From Reggie Kidd's WITH ONE VOICE.....The Bible: A Biography of Song in the Church
In the biblical history, ironically, music begins outside the
covenantal line as God’s gift to nonbelieving Jubal.
But song
eventually comes to mark the most significant of moments in
the relationship between Israel and Yahweh, Israel’s redeeming
Lord. In fact, over the course of Old Testament history, singing
emerges as a sure gauge of Israel’s relationship to the Lord and
the progress of her redemption.
Yahweh parts the Red Sea and the children of Israel sing, play
instruments, and dance. Just before Yahweh takes them across the
River Jordan, lest they forget what is going on, Moses teaches the
Israelites a song about who is waging the upcoming campaign of
conquest. Singing gets built into the covenant relationship both
as fortification for battle and as warning against faithlessness.
The warrior-poet David is dubbed “Sweet Singer of Israel.” He
becomes both musical soul-soother to his predecessor Saul and
designer of the sound system for a temple to be built by his own
son and successor Solomon. There is a grain of truth in novelist
James Michener’s notion that, before David, Israel’s faith is more
austere and less lyrical.
With David’s songs, a God who is invisible
shows the shape he can take in the human heart. The One
whose story of redemption from sin seems abstract compared to
the Baals’ earthy guarantees of procreation and harvest becomes
more accessible. It soon becomes apparent that Israel’s whole
faith venture will take on a new flavor in the way that David has
bared his soul before God through his psalms. His songs become
the impetus for a generations-long project: hymn writers and
collectors embody Israel’s story and emotional life in the book
of Psalms.
Once the Israelites build the temple, God’s glory cloud shows
up as though in answer to the people’s chorus and orchestra. In
war, Judah sends a choir before, or rather instead of, the army,
singing, “Give thanks to the Lord, for His lovingkindness is everlasting!”
Increasingly, the prophets of the Old Covenant point
to a future in which a new and final exodus will call forth “a new
song” of deliverance and victory.
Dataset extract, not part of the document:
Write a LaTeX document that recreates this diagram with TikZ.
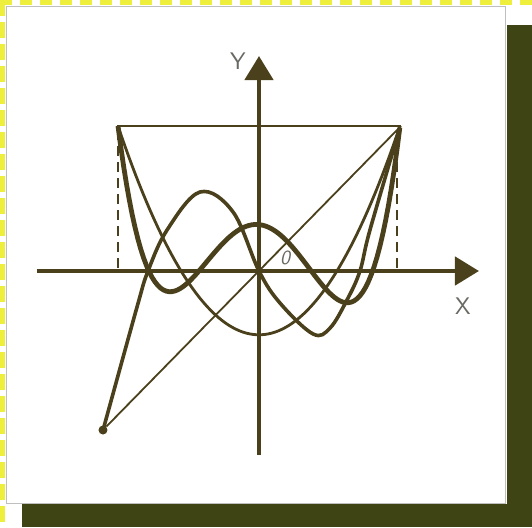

As a result, in the latter stages
of Old Testament revelation, God himself claims to be the prime
Singer, exulting in his joyful victory over his people’s enemies and
quieting them in his love.
Singing continues in the New Testament. Mary’s Magnificat
sounds the overture of the New Song Symphony to the God who
keeps covenant with his people and extends his mercy to the nations.
Jesus maintains that while John the Baptist came to teach
a dirge of judgment, by contrast he (Jesus) came to lead a dance
of joy. Accordingly, the Gospel writers lace their teachings about
who Jesus is with lines from Israel’s songbook. On his way to his
arrest, Jesus pauses to sing a hymn with his disciples.
In the first of many trips to prison for telling of Jesus’s death
and resurrection, the apostle Paul sings hymns. Paul tells Christians
to fill their time together with song. In fact, his letters are so
laced with poetry, scholars are still trying to figure out whether
he composed hymns himself or whether he was so filled with
his churches’ worship that their songs thrust their way into his
writing.
In the book of Revelation, the apostle John sees the worship
that is going on in heaven. Accordingly, he challenges churches
on the earth, struggling as they are with persecution from without
and faithlessness from within, to take their bearings from
heaven’s worship, and especially from songs that trumpet the
triumph of the Lion/Lamb (Revelation 5). In anticipation of the
sweet resolution of a new heaven and a new earth, John climaxes
his book with a fourfold “Hallelujah Chorus” in triple forte at the
wedding feast of the Lamb (Rev. 21:1–2; 19:1–10).